## Recorded data
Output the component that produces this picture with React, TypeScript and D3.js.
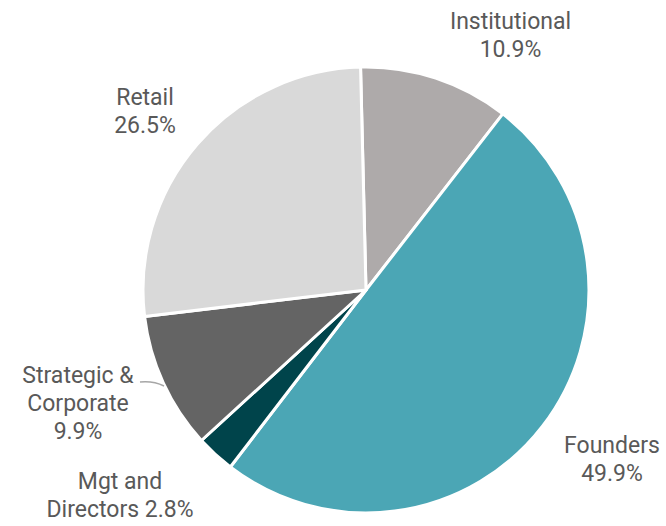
import React from "react";
import * as d3 from "d3";

const categories = ["Institutional", "Founders", "Mgt and Directors", "Strategic & Corporate", "Retail"];
const values = [10.9, 49.9, 2.8, 9.9, 26.5];
const colors = ["#aeaaaa", "#4ba6b5", "#00444b", "#646464", "#d9d9d9"];
const labelLines = [
  ["Institutional", "10.9%"],
  ["Founders", "49.9%"],
  ["Mgt and", "Directors 2.8%"],
  ["Strategic &", "Corporate", "9.9%"],
  ["Retail", "26.5%"],
];

const W = 666;
const H = 526;
const cx = 366;
const cy = 290;
const R = 223;
const startRad = (-1.4 * Math.PI) / 180;

// label anchor: first baseline position relative to center
const labelPos: [number, number][] = [
  [144.5, -261],
  [246, 163],
  [-246, 199],
  [-288, 93],
  [-221, -185],
];

export default function App() {
  const pie = d3
    .pie<number>()
    .sort(null)
    .value((d) => d)
    .startAngle(startRad)
    .endAngle(startRad + 2 * Math.PI);
  const arcs = pie(values);
  const arcGen = d3.arc<d3.PieArcDatum<number>>().innerRadius(0).outerRadius(R);
  const lh = 28;

  return (
    <svg width={W} height={H} style={{ position: "absolute", left: 0, top: 0 }}>
      <g transform={`translate(${cx},${cy})`}>
        {arcs.map((a, i) => (
          <path key={i} d={arcGen(a) || ""} fill={colors[i]} stroke="#ffffff" strokeWidth={3} strokeLinejoin="round" />
        ))}
        <path
          d={`M${140 - cx},${382 - cy} C${150 - cx},${381 - cy} ${156 - cx},${382 - cy} ${164 - cx},${386 - cy}`}
          fill="none"
          stroke="#a6a6a6"
          strokeWidth={1.5}
        />
        {labelLines.map((lines, i) => (
          <text
            key={i}
            x={labelPos[i][0]}
            y={labelPos[i][1]}
            textAnchor="middle"
            fontFamily="Roboto"
            fontSize={23}
            fill="#595959"
          >
            {lines.map((l, j) => (
              <tspan key={j} x={labelPos[i][0]} dy={j === 0 ? 0 : lh}>
                {l}
              </tspan>
            ))}
          </text>
        ))}
      </g>
    </svg>
  );
}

## Exercise prompt
Without including any pictures, reproduce the listing exactly.

## Exercise solution
Output the component that produces this picture with React, TypeScript and D3.js.
import React from "react";
import * as d3 from "d3";

const categories = ["Institutional", "Founders", "Mgt and Directors", "Strategic & Corporate", "Retail"];
const values = [10.9, 49.9, 2.8, 9.9, 26.5];
const colors = ["#aeaaaa", "#4ba6b5", "#00444b", "#646464", "#d9d9d9"];
const labelLines = [
  ["Institutional", "10.9%"],
  ["Founders", "49.9%"],
  ["Mgt and", "Directors 2.8%"],
  ["Strategic &", "Corporate", "9.9%"],
  ["Retail", "26.5%"],
];

const W = 666;
const H = 526;
const cx = 366;
const cy = 290;
const R = 223;
const startRad = (-1.4 * Math.PI) / 180;

// label anchor: first baseline position relative to center
const labelPos: [number, number][] = [
  [144.5, -261],
  [246, 163],
  [-246, 199],
  [-288, 93],
  [-221, -185],
];

export default function App() {
  const pie = d3
    .pie<number>()
    .sort(null)
    .value((d) => d)
    .startAngle(startRad)
    .endAngle(startRad + 2 * Math.PI);
  const arcs = pie(values);
  const arcGen = d3.arc<d3.PieArcDatum<number>>().innerRadius(0).outerRadius(R);
  const lh = 28;

  return (
    <svg width={W} height={H} style={{ position: "absolute", left: 0, top: 0 }}>
      <g transform={`translate(${cx},${cy})`}>
        {arcs.map((a, i) => (
          <path key={i} d={arcGen(a) || ""} fill={colors[i]} stroke="#ffffff" strokeWidth={3} strokeLinejoin="round" />
        ))}
        <path
          d={`M${140 - cx},${382 - cy} C${150 - cx},${381 - cy} ${156 - cx},${382 - cy} ${164 - cx},${386 - cy}`}
          fill="none"
          stroke="#a6a6a6"
          strokeWidth={1.5}
        />
        {labelLines.map((lines, i) => (
          <text
            key={i}
            x={labelPos[i][0]}
            y={labelPos[i][1]}
            textAnchor="middle"
            fontFamily="Roboto"
            fontSize={23}
            fill="#595959"
          >
            {lines.map((l, j) => (
              <tspan key={j} x={labelPos[i][0]} dy={j === 0 ? 0 : lh}>
                {l}
              </tspan>
            ))}
          </text>
        ))}
      </g>
    </svg>
  );
}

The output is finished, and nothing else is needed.